United States Court of Appeals, Third Circuit
Aug 2, 2007
241 F. App'x 1 (3d Cir. 2007)

Summary

holding that substantive consolidation was appropriate under Owens Corning when "creditors did not render credit to each individual debtor, but rather as a combined entity."

Summary of this case from In re Abeinsa Holding, Inc.

Opinion

No. 05-3912.

Submitted pursuant to Third Circuit LAR 34.1(a) June 28, 2007.

Filed: August 2, 2007.

On Appeal from the United States District Court for the District of New Jersey (04-CV-03868), District Judge: Honorable John C. Lifland.

Marc F. Desiderio, Loel H. Seitel, Law Office of Marc F. Desiderio, Englewood Cliffs, NJ, Douglas J. Pick, Douglas J. Pick Associates, New York, NY, for Appellants.

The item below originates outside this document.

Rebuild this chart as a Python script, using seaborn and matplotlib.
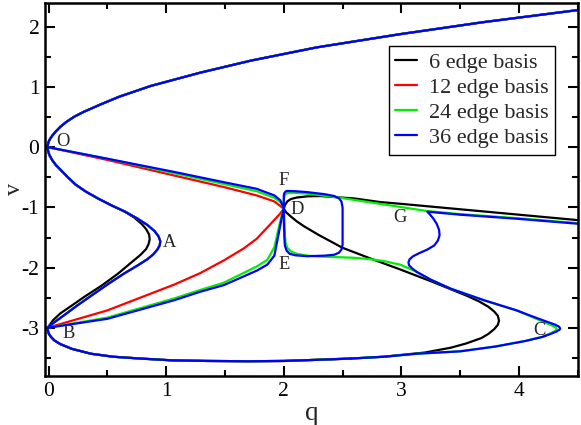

Before: BARRY, FUENTES and GARTH, Circuit Judges.


OPINION OF THE COURT


In this bankruptcy appeal, appellants argue that the Bankruptcy Court erred in "substantively consolidating" three debtors in confirming a bankruptcy plan. Applying the standard laid out in In re: Morfesis, 270 B.R. 28 (Bankr.D.N.J. 2001), the Bankruptcy Court concluded that the debtors could be consolidated on account of their "substantial identity." The District Court affirmed. After we decided In re: Owens Corning, 419 F.3d 195 (3d Cir. 2005), articulating our standard for substantive consolidation, the District Court reconsidered the issue, and concluded that consolidation was still appropriate. We will affirm.

I.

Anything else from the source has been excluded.